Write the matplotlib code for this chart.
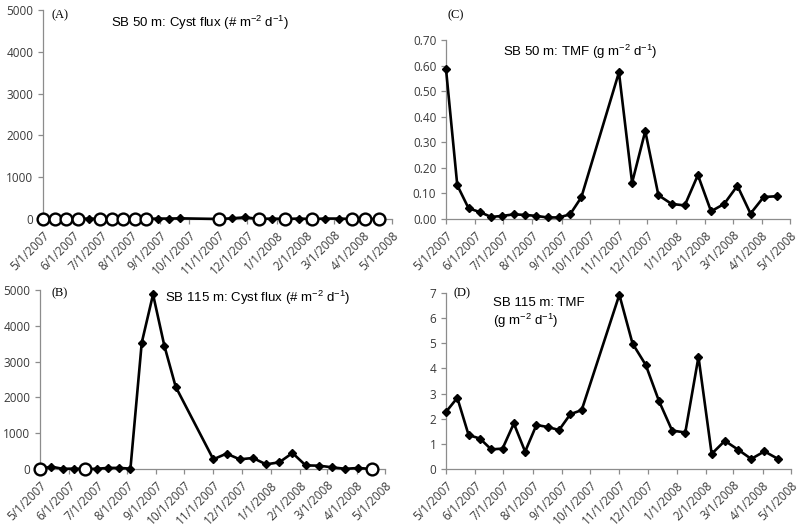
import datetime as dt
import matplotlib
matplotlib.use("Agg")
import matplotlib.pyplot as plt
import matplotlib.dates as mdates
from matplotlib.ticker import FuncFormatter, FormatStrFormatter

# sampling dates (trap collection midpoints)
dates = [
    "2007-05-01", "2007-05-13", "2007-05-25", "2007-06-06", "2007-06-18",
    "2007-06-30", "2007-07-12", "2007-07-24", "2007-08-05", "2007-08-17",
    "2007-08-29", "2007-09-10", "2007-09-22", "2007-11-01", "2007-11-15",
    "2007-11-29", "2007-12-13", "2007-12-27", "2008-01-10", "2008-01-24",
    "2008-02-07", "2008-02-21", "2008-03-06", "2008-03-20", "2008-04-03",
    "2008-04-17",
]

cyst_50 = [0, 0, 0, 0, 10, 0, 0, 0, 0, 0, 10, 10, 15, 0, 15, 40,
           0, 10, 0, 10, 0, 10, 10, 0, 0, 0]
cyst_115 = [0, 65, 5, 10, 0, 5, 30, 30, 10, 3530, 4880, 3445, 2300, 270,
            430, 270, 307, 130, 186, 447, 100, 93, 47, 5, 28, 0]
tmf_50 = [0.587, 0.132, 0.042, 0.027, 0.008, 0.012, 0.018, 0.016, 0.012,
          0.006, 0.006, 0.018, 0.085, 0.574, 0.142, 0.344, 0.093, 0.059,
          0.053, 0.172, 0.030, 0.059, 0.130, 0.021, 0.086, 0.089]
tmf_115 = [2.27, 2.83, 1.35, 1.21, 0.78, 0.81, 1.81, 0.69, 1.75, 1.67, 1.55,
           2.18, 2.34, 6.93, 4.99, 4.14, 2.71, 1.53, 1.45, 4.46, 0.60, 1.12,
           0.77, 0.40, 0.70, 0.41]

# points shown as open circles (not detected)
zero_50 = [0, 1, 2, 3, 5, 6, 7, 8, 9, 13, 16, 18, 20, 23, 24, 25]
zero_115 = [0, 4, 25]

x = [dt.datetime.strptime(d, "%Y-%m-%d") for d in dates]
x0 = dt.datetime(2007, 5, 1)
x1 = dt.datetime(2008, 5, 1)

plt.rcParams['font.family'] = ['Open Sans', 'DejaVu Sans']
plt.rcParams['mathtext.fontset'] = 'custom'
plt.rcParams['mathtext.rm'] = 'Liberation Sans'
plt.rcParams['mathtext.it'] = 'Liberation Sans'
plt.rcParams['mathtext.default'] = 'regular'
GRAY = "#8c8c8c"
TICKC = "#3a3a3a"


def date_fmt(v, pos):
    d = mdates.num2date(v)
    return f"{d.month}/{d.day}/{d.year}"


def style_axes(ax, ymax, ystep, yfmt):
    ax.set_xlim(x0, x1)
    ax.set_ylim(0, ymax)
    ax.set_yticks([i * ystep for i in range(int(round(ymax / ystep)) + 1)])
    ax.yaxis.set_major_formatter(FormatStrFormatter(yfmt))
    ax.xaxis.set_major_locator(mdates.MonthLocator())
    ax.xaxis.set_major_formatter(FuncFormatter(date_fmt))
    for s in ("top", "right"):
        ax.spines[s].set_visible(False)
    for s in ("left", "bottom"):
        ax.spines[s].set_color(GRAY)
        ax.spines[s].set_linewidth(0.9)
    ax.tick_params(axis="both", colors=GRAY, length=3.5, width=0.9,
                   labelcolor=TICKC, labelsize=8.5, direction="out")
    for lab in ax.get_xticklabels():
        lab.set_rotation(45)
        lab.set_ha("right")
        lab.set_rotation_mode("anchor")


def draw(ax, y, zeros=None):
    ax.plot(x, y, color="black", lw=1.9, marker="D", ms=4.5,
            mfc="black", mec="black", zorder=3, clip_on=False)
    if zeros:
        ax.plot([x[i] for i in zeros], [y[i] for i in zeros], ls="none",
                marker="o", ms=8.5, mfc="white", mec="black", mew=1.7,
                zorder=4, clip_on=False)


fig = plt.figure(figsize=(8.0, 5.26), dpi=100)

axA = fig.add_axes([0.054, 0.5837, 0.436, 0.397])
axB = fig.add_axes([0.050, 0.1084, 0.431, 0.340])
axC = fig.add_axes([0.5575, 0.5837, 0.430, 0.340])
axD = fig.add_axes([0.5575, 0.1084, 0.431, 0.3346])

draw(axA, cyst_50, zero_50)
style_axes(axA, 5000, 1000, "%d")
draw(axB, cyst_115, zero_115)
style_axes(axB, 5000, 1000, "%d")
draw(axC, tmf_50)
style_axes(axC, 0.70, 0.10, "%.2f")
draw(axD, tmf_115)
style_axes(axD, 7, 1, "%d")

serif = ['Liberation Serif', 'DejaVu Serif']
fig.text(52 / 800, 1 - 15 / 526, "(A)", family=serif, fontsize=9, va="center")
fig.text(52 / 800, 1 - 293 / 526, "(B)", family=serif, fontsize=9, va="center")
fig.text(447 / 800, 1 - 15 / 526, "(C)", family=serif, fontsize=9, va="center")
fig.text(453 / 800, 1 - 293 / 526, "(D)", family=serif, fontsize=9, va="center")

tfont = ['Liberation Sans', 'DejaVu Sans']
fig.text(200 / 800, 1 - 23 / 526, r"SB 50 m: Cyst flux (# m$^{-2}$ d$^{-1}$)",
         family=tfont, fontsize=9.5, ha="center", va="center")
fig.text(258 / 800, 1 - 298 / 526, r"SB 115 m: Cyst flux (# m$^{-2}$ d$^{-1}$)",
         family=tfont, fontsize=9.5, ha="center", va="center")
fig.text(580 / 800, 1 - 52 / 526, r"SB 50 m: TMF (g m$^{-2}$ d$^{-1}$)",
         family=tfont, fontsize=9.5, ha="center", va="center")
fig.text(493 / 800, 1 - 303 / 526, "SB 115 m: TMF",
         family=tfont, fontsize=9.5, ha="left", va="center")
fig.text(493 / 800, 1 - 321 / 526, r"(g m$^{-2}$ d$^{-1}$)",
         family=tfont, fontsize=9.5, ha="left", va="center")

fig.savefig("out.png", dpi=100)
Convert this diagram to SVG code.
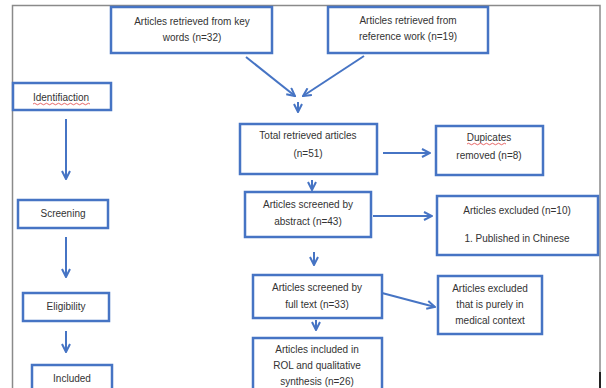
● ● ●
What you should do:
Above are records to transcribe exactly; leave their pictures out.

The response:
Write the matplotlib code for this chart.
import datetime as dt
import matplotlib
matplotlib.use("Agg")
import matplotlib.pyplot as plt
import matplotlib.dates as mdates
from matplotlib.ticker import FuncFormatter, FormatStrFormatter

# sampling dates (trap collection midpoints)
dates = [
    "2007-05-01", "2007-05-13", "2007-05-25", "2007-06-06", "2007-06-18",
    "2007-06-30", "2007-07-12", "2007-07-24", "2007-08-05", "2007-08-17",
    "2007-08-29", "2007-09-10", "2007-09-22", "2007-11-01", "2007-11-15",
    "2007-11-29", "2007-12-13", "2007-12-27", "2008-01-10", "2008-01-24",
    "2008-02-07", "2008-02-21", "2008-03-06", "2008-03-20", "2008-04-03",
    "2008-04-17",
]

cyst_50 = [0, 0, 0, 0, 10, 0, 0, 0, 0, 0, 10, 10, 15, 0, 15, 40,
           0, 10, 0, 10, 0, 10, 10, 0, 0, 0]
cyst_115 = [0, 65, 5, 10, 0, 5, 30, 30, 10, 3530, 4880, 3445, 2300, 270,
            430, 270, 307, 130, 186, 447, 100, 93, 47, 5, 28, 0]
tmf_50 = [0.587, 0.132, 0.042, 0.027, 0.008, 0.012, 0.018, 0.016, 0.012,
          0.006, 0.006, 0.018, 0.085, 0.574, 0.142, 0.344, 0.093, 0.059,
          0.053, 0.172, 0.030, 0.059, 0.130, 0.021, 0.086, 0.089]
tmf_115 = [2.27, 2.83, 1.35, 1.21, 0.78, 0.81, 1.81, 0.69, 1.75, 1.67, 1.55,
           2.18, 2.34, 6.93, 4.99, 4.14, 2.71, 1.53, 1.45, 4.46, 0.60, 1.12,
           0.77, 0.40, 0.70, 0.41]

# points shown as open circles (not detected)
zero_50 = [0, 1, 2, 3, 5, 6, 7, 8, 9, 13, 16, 18, 20, 23, 24, 25]
zero_115 = [0, 4, 25]

x = [dt.datetime.strptime(d, "%Y-%m-%d") for d in dates]
x0 = dt.datetime(2007, 5, 1)
x1 = dt.datetime(2008, 5, 1)

plt.rcParams['font.family'] = ['Open Sans', 'DejaVu Sans']
plt.rcParams['mathtext.fontset'] = 'custom'
plt.rcParams['mathtext.rm'] = 'Liberation Sans'
plt.rcParams['mathtext.it'] = 'Liberation Sans'
plt.rcParams['mathtext.default'] = 'regular'
GRAY = "#8c8c8c"
TICKC = "#3a3a3a"


def date_fmt(v, pos):
    d = mdates.num2date(v)
    return f"{d.month}/{d.day}/{d.year}"


def style_axes(ax, ymax, ystep, yfmt):
    ax.set_xlim(x0, x1)
    ax.set_ylim(0, ymax)
    ax.set_yticks([i * ystep for i in range(int(round(ymax / ystep)) + 1)])
    ax.yaxis.set_major_formatter(FormatStrFormatter(yfmt))
    ax.xaxis.set_major_locator(mdates.MonthLocator())
    ax.xaxis.set_major_formatter(FuncFormatter(date_fmt))
    for s in ("top", "right"):
        ax.spines[s].set_visible(False)
    for s in ("left", "bottom"):
        ax.spines[s].set_color(GRAY)
        ax.spines[s].set_linewidth(0.9)
    ax.tick_params(axis="both", colors=GRAY, length=3.5, width=0.9,
                   labelcolor=TICKC, labelsize=8.5, direction="out")
    for lab in ax.get_xticklabels():
        lab.set_rotation(45)
        lab.set_ha("right")
        lab.set_rotation_mode("anchor")


def draw(ax, y, zeros=None):
    ax.plot(x, y, color="black", lw=1.9, marker="D", ms=4.5,
            mfc="black", mec="black", zorder=3, clip_on=False)
    if zeros:
        ax.plot([x[i] for i in zeros], [y[i] for i in zeros], ls="none",
                marker="o", ms=8.5, mfc="white", mec="black", mew=1.7,
                zorder=4, clip_on=False)


fig = plt.figure(figsize=(8.0, 5.26), dpi=100)

axA = fig.add_axes([0.054, 0.5837, 0.436, 0.397])
axB = fig.add_axes([0.050, 0.1084, 0.431, 0.340])
axC = fig.add_axes([0.5575, 0.5837, 0.430, 0.340])
axD = fig.add_axes([0.5575, 0.1084, 0.431, 0.3346])

draw(axA, cyst_50, zero_50)
style_axes(axA, 5000, 1000, "%d")
draw(axB, cyst_115, zero_115)
style_axes(axB, 5000, 1000, "%d")
draw(axC, tmf_50)
style_axes(axC, 0.70, 0.10, "%.2f")
draw(axD, tmf_115)
style_axes(axD, 7, 1, "%d")

serif = ['Liberation Serif', 'DejaVu Serif']
fig.text(52 / 800, 1 - 15 / 526, "(A)", family=serif, fontsize=9, va="center")
fig.text(52 / 800, 1 - 293 / 526, "(B)", family=serif, fontsize=9, va="center")
fig.text(447 / 800, 1 - 15 / 526, "(C)", family=serif, fontsize=9, va="center")
fig.text(453 / 800, 1 - 293 / 526, "(D)", family=serif, fontsize=9, va="center")

tfont = ['Liberation Sans', 'DejaVu Sans']
fig.text(200 / 800, 1 - 23 / 526, r"SB 50 m: Cyst flux (# m$^{-2}$ d$^{-1}$)",
         family=tfont, fontsize=9.5, ha="center", va="center")
fig.text(258 / 800, 1 - 298 / 526, r"SB 115 m: Cyst flux (# m$^{-2}$ d$^{-1}$)",
         family=tfont, fontsize=9.5, ha="center", va="center")
fig.text(580 / 800, 1 - 52 / 526, r"SB 50 m: TMF (g m$^{-2}$ d$^{-1}$)",
         family=tfont, fontsize=9.5, ha="center", va="center")
fig.text(493 / 800, 1 - 303 / 526, "SB 115 m: TMF",
         family=tfont, fontsize=9.5, ha="left", va="center")
fig.text(493 / 800, 1 - 321 / 526, r"(g m$^{-2}$ d$^{-1}$)",
         family=tfont, fontsize=9.5, ha="left", va="center")

fig.savefig("out.png", dpi=100)
Convert this diagram to SVG code.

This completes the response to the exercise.